7 December 1949 : Tom Waits is born in Pomona, Calfornia, US.
Tom Waits’ turns 73 today.
Why should I care, you may ask?
Quite simply because the singer-songwriter is a one-of-a-kind pioneer, one of the last of a generation who has shaped and influenced countless artists and genres.
More than that, Waits has kept listeners waiting for 11 long years now for a new album, as his last recording, ‘Bad As Me’, was released in 2011. Since then, we’ve mostly seen him on the big screen, with roles in Seven Psychopaths, The Ballad of Buster Scruggs, The Old Man & The Gun, The Dead Don’t Die and Licorice Pizza.
So, Happy Birthday, we’re thrilled about your acting, but time waits for no man and you are missed. New album soon, please?
For those who aren’t aware of Waits' work, the best way to describe him is as a musical Dadaist: willfully anachronistic and scarily unique.
Over the course of 17 studio albums, 2 film soundtracks and 3 live albums, his musical style has ranged from Kerouac-inspired numbers, whiskey-soaked jazz pieces, romantic blues ballads, theatrical polkas, and carnivalesque rumpas. Often humorous, always rich.
He croons, growls and gutturally laughs, boasting lyrically layered images and atmospheres, as well as a variety of vocally contrasting personas – a lot of which sound like he’s been gargling razor blades and washing it down with Bourbon.

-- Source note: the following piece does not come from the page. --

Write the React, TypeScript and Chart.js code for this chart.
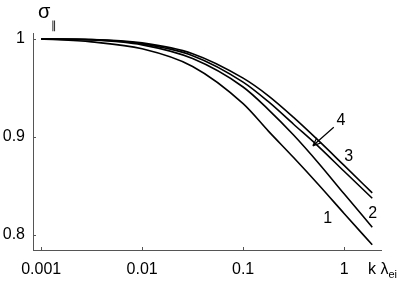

If you don’t know him, here are a few tracks to get you going:
‘Heartattack and Vine’, from the 1980 album of the same name: “Don’t you know there ain’t no devil / There’s just God when he’s drunk…”
‘Clap Hands’, off arguably his most-celebrated album, 1985’s 'Rain Dogs': “Sane, sane, they're all insane / The fireman's blind, the conductor's lame / A Cincinatti jacket and a sad luck dame / Hanging out the window with a bottle full of rain / Clap hands, clap hands…”
‘Telephone Call From Istanbul’, one of Wait’s most underrated songs, featured in 1987’s ‘Frank’s Wild Years’: “Never trust a man in a blue trench coat / Never drive a car when you’re dead…”
Also on this day:
2002: In Amsterdam, two Van Gogh paintings were stolen from the Van Gogh museum: “View of the Sea at Scheveningen” (1882), one of only two seascapes van Gogh painted during his years in the Netherlands, and “Congregation Leaving the Reformed Church in Nuenen” (1882-84), showing the church where the artist’s father was a pastor, a gift to the artist’s mother. The heist apparently took less than 4 minutes.